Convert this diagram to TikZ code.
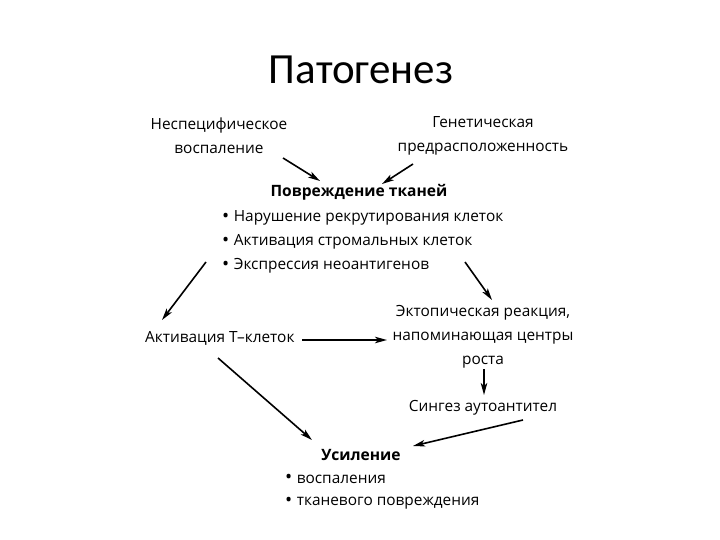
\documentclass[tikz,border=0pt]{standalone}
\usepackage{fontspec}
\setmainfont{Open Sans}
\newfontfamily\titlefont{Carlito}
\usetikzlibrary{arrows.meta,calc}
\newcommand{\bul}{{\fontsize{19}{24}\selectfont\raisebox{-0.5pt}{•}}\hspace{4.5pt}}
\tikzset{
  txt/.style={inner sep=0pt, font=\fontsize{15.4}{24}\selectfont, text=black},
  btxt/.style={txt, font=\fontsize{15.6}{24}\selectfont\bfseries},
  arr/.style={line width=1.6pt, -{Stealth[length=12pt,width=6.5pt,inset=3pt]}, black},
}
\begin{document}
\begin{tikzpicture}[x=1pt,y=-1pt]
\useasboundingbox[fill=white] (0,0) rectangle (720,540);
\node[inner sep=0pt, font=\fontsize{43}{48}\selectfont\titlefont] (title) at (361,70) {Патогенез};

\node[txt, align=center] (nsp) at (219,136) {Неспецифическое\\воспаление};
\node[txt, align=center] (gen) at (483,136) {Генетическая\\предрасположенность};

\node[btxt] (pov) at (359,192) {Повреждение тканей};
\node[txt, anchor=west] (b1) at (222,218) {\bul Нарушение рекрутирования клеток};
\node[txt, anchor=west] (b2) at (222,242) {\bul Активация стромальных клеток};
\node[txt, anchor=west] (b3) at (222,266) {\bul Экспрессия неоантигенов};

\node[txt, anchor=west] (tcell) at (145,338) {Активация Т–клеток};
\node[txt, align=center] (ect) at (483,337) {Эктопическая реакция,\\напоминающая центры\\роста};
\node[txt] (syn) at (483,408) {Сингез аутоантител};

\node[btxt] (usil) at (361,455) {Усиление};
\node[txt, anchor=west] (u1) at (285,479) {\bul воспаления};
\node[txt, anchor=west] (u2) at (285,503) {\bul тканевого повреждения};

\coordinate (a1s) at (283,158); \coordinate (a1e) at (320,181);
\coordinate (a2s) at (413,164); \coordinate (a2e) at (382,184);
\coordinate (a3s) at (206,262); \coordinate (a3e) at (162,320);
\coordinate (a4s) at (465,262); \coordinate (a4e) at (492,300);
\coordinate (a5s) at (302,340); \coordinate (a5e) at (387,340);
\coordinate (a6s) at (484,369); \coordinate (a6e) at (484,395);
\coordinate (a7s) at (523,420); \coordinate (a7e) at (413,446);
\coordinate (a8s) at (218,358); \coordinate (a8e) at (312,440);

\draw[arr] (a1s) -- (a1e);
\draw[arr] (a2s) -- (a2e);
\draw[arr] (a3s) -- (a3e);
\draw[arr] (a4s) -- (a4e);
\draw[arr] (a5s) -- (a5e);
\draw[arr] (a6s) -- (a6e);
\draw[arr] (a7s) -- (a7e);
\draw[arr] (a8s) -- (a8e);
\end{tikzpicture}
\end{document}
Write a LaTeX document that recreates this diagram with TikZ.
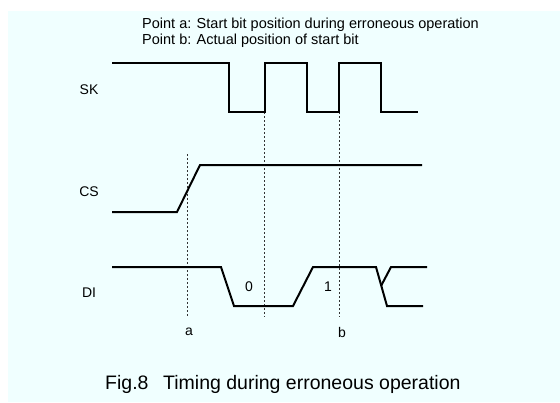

▬▬▬

- _Aim of the task_
Look over the records above and copy each line that includes the string "this".

- _Completed task_
Convert this diagram to TikZ code.
Write a LaTeX document that recreates this diagram with TikZ.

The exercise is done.